* _What is expected_: Drop the pictures from the entries below, then reproduce the rest exactly.

(Plotting code records)

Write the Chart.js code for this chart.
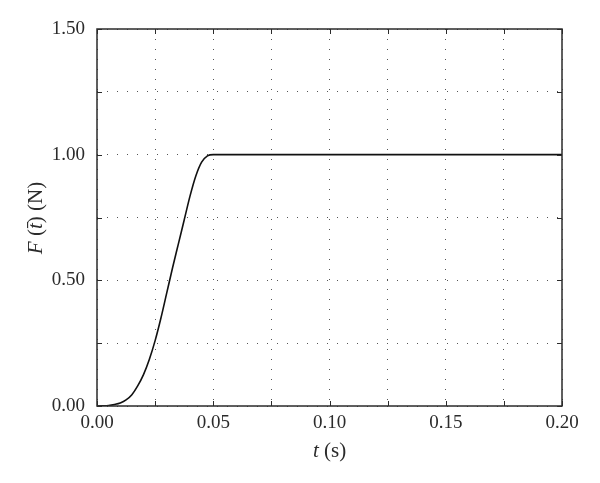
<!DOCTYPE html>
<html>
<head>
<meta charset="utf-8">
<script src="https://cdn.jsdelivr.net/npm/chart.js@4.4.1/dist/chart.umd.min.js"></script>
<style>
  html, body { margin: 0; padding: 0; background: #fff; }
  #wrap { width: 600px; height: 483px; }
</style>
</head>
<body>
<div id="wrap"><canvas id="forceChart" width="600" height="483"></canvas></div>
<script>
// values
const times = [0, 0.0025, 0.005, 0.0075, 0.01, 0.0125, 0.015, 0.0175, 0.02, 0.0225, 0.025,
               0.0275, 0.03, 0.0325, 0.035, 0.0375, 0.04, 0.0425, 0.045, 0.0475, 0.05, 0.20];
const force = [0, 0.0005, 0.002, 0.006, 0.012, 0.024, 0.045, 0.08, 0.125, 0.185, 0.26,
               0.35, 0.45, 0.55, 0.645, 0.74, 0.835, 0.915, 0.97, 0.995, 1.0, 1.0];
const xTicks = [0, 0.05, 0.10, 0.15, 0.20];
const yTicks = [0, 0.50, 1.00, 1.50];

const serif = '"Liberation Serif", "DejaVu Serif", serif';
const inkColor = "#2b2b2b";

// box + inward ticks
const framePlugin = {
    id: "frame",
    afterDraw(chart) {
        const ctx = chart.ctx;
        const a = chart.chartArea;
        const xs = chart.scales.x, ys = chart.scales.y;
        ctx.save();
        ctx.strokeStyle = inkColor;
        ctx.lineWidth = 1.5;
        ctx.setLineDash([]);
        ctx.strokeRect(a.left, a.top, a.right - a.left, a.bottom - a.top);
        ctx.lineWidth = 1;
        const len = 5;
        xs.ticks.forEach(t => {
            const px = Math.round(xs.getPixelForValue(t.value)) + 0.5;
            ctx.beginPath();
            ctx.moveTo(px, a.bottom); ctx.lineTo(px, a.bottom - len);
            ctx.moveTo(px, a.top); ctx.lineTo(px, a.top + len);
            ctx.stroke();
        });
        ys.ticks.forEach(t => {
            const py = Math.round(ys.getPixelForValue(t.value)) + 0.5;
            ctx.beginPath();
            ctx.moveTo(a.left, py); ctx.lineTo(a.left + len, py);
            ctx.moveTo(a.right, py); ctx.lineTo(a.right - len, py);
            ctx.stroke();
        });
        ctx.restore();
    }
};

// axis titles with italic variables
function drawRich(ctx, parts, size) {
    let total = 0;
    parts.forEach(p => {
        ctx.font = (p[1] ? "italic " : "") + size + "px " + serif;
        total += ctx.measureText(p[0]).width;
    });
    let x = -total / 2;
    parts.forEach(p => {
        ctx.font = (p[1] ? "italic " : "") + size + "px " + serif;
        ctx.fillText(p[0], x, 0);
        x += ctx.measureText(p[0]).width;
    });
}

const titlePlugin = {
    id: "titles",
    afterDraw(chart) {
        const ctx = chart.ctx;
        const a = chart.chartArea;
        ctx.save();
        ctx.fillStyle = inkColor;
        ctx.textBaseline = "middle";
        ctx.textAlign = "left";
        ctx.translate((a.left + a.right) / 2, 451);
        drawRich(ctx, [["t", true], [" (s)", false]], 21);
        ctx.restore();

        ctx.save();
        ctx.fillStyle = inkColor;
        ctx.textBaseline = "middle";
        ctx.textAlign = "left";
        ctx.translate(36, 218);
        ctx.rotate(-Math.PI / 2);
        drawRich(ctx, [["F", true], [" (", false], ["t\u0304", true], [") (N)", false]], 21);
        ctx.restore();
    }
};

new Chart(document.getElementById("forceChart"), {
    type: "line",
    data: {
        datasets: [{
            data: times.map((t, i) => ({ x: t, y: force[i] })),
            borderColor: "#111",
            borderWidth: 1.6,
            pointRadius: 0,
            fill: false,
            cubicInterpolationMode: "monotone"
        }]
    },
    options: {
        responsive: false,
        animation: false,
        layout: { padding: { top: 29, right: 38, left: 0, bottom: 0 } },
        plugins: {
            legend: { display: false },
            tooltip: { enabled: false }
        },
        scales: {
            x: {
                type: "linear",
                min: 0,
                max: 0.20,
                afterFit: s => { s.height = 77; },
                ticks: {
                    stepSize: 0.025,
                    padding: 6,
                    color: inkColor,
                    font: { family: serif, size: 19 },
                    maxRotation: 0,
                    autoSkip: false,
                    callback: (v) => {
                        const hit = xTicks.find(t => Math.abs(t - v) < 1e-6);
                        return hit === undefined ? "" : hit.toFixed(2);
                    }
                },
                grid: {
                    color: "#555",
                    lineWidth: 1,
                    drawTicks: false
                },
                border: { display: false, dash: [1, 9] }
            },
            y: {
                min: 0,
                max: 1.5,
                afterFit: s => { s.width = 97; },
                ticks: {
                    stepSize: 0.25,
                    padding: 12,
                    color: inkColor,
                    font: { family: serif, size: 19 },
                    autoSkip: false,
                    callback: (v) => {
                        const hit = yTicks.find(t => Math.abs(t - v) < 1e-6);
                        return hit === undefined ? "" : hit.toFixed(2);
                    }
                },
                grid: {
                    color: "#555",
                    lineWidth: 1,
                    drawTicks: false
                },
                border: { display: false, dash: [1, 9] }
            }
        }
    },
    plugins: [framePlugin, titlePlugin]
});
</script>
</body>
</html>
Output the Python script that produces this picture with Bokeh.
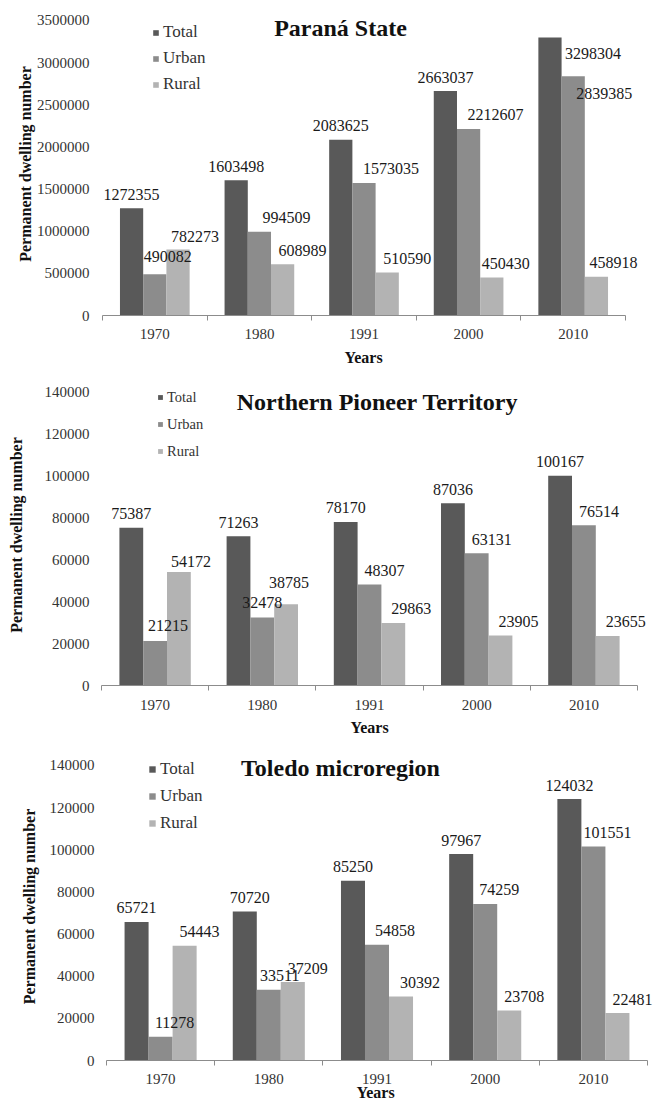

* _Answer to the problem_:
Write the Chart.js code for this chart.
<!DOCTYPE html>
<html>
<head>
<meta charset="utf-8">
<script src="https://cdn.jsdelivr.net/npm/chart.js@4.4.1/dist/chart.umd.min.js"></script>
<style>
  html, body { margin: 0; padding: 0; background: #fff; }
  #wrap { width: 600px; height: 483px; }
</style>
</head>
<body>
<div id="wrap"><canvas id="forceChart" width="600" height="483"></canvas></div>
<script>
// values
const times = [0, 0.0025, 0.005, 0.0075, 0.01, 0.0125, 0.015, 0.0175, 0.02, 0.0225, 0.025,
               0.0275, 0.03, 0.0325, 0.035, 0.0375, 0.04, 0.0425, 0.045, 0.0475, 0.05, 0.20];
const force = [0, 0.0005, 0.002, 0.006, 0.012, 0.024, 0.045, 0.08, 0.125, 0.185, 0.26,
               0.35, 0.45, 0.55, 0.645, 0.74, 0.835, 0.915, 0.97, 0.995, 1.0, 1.0];
const xTicks = [0, 0.05, 0.10, 0.15, 0.20];
const yTicks = [0, 0.50, 1.00, 1.50];

const serif = '"Liberation Serif", "DejaVu Serif", serif';
const inkColor = "#2b2b2b";

// box + inward ticks
const framePlugin = {
    id: "frame",
    afterDraw(chart) {
        const ctx = chart.ctx;
        const a = chart.chartArea;
        const xs = chart.scales.x, ys = chart.scales.y;
        ctx.save();
        ctx.strokeStyle = inkColor;
        ctx.lineWidth = 1.5;
        ctx.setLineDash([]);
        ctx.strokeRect(a.left, a.top, a.right - a.left, a.bottom - a.top);
        ctx.lineWidth = 1;
        const len = 5;
        xs.ticks.forEach(t => {
            const px = Math.round(xs.getPixelForValue(t.value)) + 0.5;
            ctx.beginPath();
            ctx.moveTo(px, a.bottom); ctx.lineTo(px, a.bottom - len);
            ctx.moveTo(px, a.top); ctx.lineTo(px, a.top + len);
            ctx.stroke();
        });
        ys.ticks.forEach(t => {
            const py = Math.round(ys.getPixelForValue(t.value)) + 0.5;
            ctx.beginPath();
            ctx.moveTo(a.left, py); ctx.lineTo(a.left + len, py);
            ctx.moveTo(a.right, py); ctx.lineTo(a.right - len, py);
            ctx.stroke();
        });
        ctx.restore();
    }
};

// axis titles with italic variables
function drawRich(ctx, parts, size) {
    let total = 0;
    parts.forEach(p => {
        ctx.font = (p[1] ? "italic " : "") + size + "px " + serif;
        total += ctx.measureText(p[0]).width;
    });
    let x = -total / 2;
    parts.forEach(p => {
        ctx.font = (p[1] ? "italic " : "") + size + "px " + serif;
        ctx.fillText(p[0], x, 0);
        x += ctx.measureText(p[0]).width;
    });
}

const titlePlugin = {
    id: "titles",
    afterDraw(chart) {
        const ctx = chart.ctx;
        const a = chart.chartArea;
        ctx.save();
        ctx.fillStyle = inkColor;
        ctx.textBaseline = "middle";
        ctx.textAlign = "left";
        ctx.translate((a.left + a.right) / 2, 451);
        drawRich(ctx, [["t", true], [" (s)", false]], 21);
        ctx.restore();

        ctx.save();
        ctx.fillStyle = inkColor;
        ctx.textBaseline = "middle";
        ctx.textAlign = "left";
        ctx.translate(36, 218);
        ctx.rotate(-Math.PI / 2);
        drawRich(ctx, [["F", true], [" (", false], ["t\u0304", true], [") (N)", false]], 21);
        ctx.restore();
    }
};

new Chart(document.getElementById("forceChart"), {
    type: "line",
    data: {
        datasets: [{
            data: times.map((t, i) => ({ x: t, y: force[i] })),
            borderColor: "#111",
            borderWidth: 1.6,
            pointRadius: 0,
            fill: false,
            cubicInterpolationMode: "monotone"
        }]
    },
    options: {
        responsive: false,
        animation: false,
        layout: { padding: { top: 29, right: 38, left: 0, bottom: 0 } },
        plugins: {
            legend: { display: false },
            tooltip: { enabled: false }
        },
        scales: {
            x: {
                type: "linear",
                min: 0,
                max: 0.20,
                afterFit: s => { s.height = 77; },
                ticks: {
                    stepSize: 0.025,
                    padding: 6,
                    color: inkColor,
                    font: { family: serif, size: 19 },
                    maxRotation: 0,
                    autoSkip: false,
                    callback: (v) => {
                        const hit = xTicks.find(t => Math.abs(t - v) < 1e-6);
                        return hit === undefined ? "" : hit.toFixed(2);
                    }
                },
                grid: {
                    color: "#555",
                    lineWidth: 1,
                    drawTicks: false
                },
                border: { display: false, dash: [1, 9] }
            },
            y: {
                min: 0,
                max: 1.5,
                afterFit: s => { s.width = 97; },
                ticks: {
                    stepSize: 0.25,
                    padding: 12,
                    color: inkColor,
                    font: { family: serif, size: 19 },
                    autoSkip: false,
                    callback: (v) => {
                        const hit = yTicks.find(t => Math.abs(t - v) < 1e-6);
                        return hit === undefined ? "" : hit.toFixed(2);
                    }
                },
                grid: {
                    color: "#555",
                    lineWidth: 1,
                    drawTicks: false
                },
                border: { display: false, dash: [1, 9] }
            }
        }
    },
    plugins: [framePlugin, titlePlugin]
});
</script>
</body>
</html>
Output the Python script that produces this picture with Bokeh.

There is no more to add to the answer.